Required work => Output all the data exactly. Pictures do not belong in the copy.

## BEGIN Source data

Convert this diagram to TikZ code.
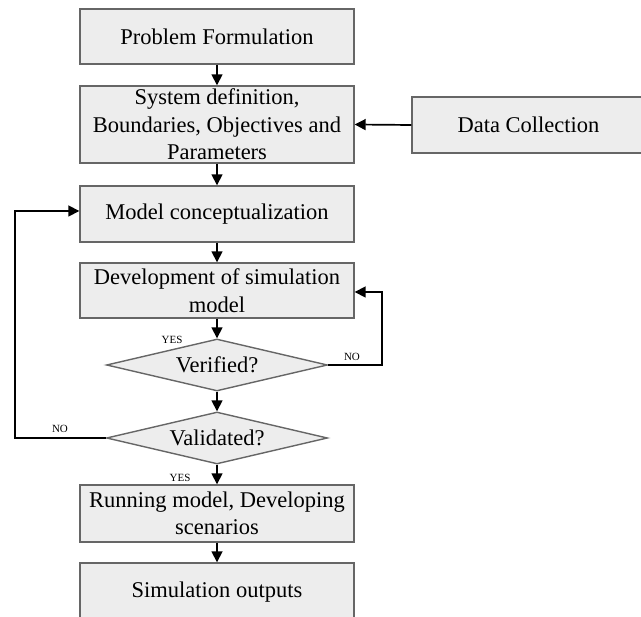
\documentclass[tikz,border=0pt]{standalone}
\usepackage{fontspec}
\setmainfont{Liberation Serif}
\usetikzlibrary{shapes.geometric,arrows.meta}
\begin{document}
\begin{tikzpicture}[x=1pt,y=-1pt,
  procbox/.style={draw=black!60,line width=1.4pt,fill=black!7,rectangle,
    minimum width=274pt,inner sep=0pt,align=center,
    font=\fontsize{22.5}{27.5}\selectfont},
  decision/.style={draw=black!60,line width=1.4pt,fill=black!7,diamond,aspect=4.25,
    minimum width=221pt,minimum height=52pt,inner sep=0pt,
    font=\fontsize{22.5}{27.5}\selectfont},
  flow/.style={line width=1.7pt,-{Triangle[length=11pt,width=11pt]}},
  tag/.style={font=\fontsize{11}{13}\selectfont,inner sep=0pt}]
\useasboundingbox (0,0) rectangle (641,617);
\clip (0,0) rectangle (641,617);

\node[procbox,minimum height=55pt] (pf) at (217,36.5) {Problem Formulation};
\node[procbox,minimum height=77pt] (sd) at (217,124.5) {System definition,\\Boundaries, Objectives and\\Parameters};
\node[procbox,minimum width=233pt,minimum height=56pt] (dc) at (528.5,125) {Data Collection};
\node[procbox,minimum height=56pt] (mc) at (217,214) {Model conceptualization};
\node[procbox,minimum height=55pt] (dev) at (217,290.5) {Development of simulation\\model};
\node[decision] (ver) at (217,365) {Verified?};
\node[decision] (val) at (217,438) {Validated?};
\node[procbox,minimum height=57pt] (run) at (217,513.5) {Running model, Developing\\scenarios};
\node[procbox,minimum height=58pt] (so) at (217,592) {Simulation outputs};

\draw[flow] (pf.south) -- (sd.north);
\draw[flow] (dc.west) -- (sd.east);
\draw[flow] (sd.south) -- (mc.north);
\draw[flow] (mc.south) -- (dev.north);
\draw[flow] (dev.south) -- (ver.north);
\draw[flow] (ver.south) -- (val.north);
\draw[flow] (val.south) -- (run.north);
\draw[flow] (run.south) -- (so.north);
\draw[flow] (ver.east) -| ([xshift=27pt,yshift=-1.5pt]dev.east) -- ([yshift=-1.5pt]dev.east);
\draw[flow] (val.west) -| ([xshift=-64pt,yshift=3pt]mc.west) -- ([yshift=3pt]mc.west);

\node[tag] (yes1) at (172,340) {YES};
\node[tag] (no1) at (352,357) {NO};
\node[tag] (no2) at (60,429) {NO};
\node[tag] (yes2) at (180,478) {YES};
\end{tikzpicture}
\end{document}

## END Source data

Reply to the task =>
Convert this diagram to TikZ code.
\documentclass[tikz,border=0pt]{standalone}
\usepackage{fontspec}
\setmainfont{Liberation Serif}
\usetikzlibrary{shapes.geometric,arrows.meta}
\begin{document}
\begin{tikzpicture}[x=1pt,y=-1pt,
  procbox/.style={draw=black!60,line width=1.4pt,fill=black!7,rectangle,
    minimum width=274pt,inner sep=0pt,align=center,
    font=\fontsize{22.5}{27.5}\selectfont},
  decision/.style={draw=black!60,line width=1.4pt,fill=black!7,diamond,aspect=4.25,
    minimum width=221pt,minimum height=52pt,inner sep=0pt,
    font=\fontsize{22.5}{27.5}\selectfont},
  flow/.style={line width=1.7pt,-{Triangle[length=11pt,width=11pt]}},
  tag/.style={font=\fontsize{11}{13}\selectfont,inner sep=0pt}]
\useasboundingbox (0,0) rectangle (641,617);
\clip (0,0) rectangle (641,617);

\node[procbox,minimum height=55pt] (pf) at (217,36.5) {Problem Formulation};
\node[procbox,minimum height=77pt] (sd) at (217,124.5) {System definition,\\Boundaries, Objectives and\\Parameters};
\node[procbox,minimum width=233pt,minimum height=56pt] (dc) at (528.5,125) {Data Collection};
\node[procbox,minimum height=56pt] (mc) at (217,214) {Model conceptualization};
\node[procbox,minimum height=55pt] (dev) at (217,290.5) {Development of simulation\\model};
\node[decision] (ver) at (217,365) {Verified?};
\node[decision] (val) at (217,438) {Validated?};
\node[procbox,minimum height=57pt] (run) at (217,513.5) {Running model, Developing\\scenarios};
\node[procbox,minimum height=58pt] (so) at (217,592) {Simulation outputs};

\draw[flow] (pf.south) -- (sd.north);
\draw[flow] (dc.west) -- (sd.east);
\draw[flow] (sd.south) -- (mc.north);
\draw[flow] (mc.south) -- (dev.north);
\draw[flow] (dev.south) -- (ver.north);
\draw[flow] (ver.south) -- (val.north);
\draw[flow] (val.south) -- (run.north);
\draw[flow] (run.south) -- (so.north);
\draw[flow] (ver.east) -| ([xshift=27pt,yshift=-1.5pt]dev.east) -- ([yshift=-1.5pt]dev.east);
\draw[flow] (val.west) -| ([xshift=-64pt,yshift=3pt]mc.west) -- ([yshift=3pt]mc.west);

\node[tag] (yes1) at (172,340) {YES};
\node[tag] (no1) at (352,357) {NO};
\node[tag] (no2) at (60,429) {NO};
\node[tag] (yes2) at (180,478) {YES};
\end{tikzpicture}
\end{document}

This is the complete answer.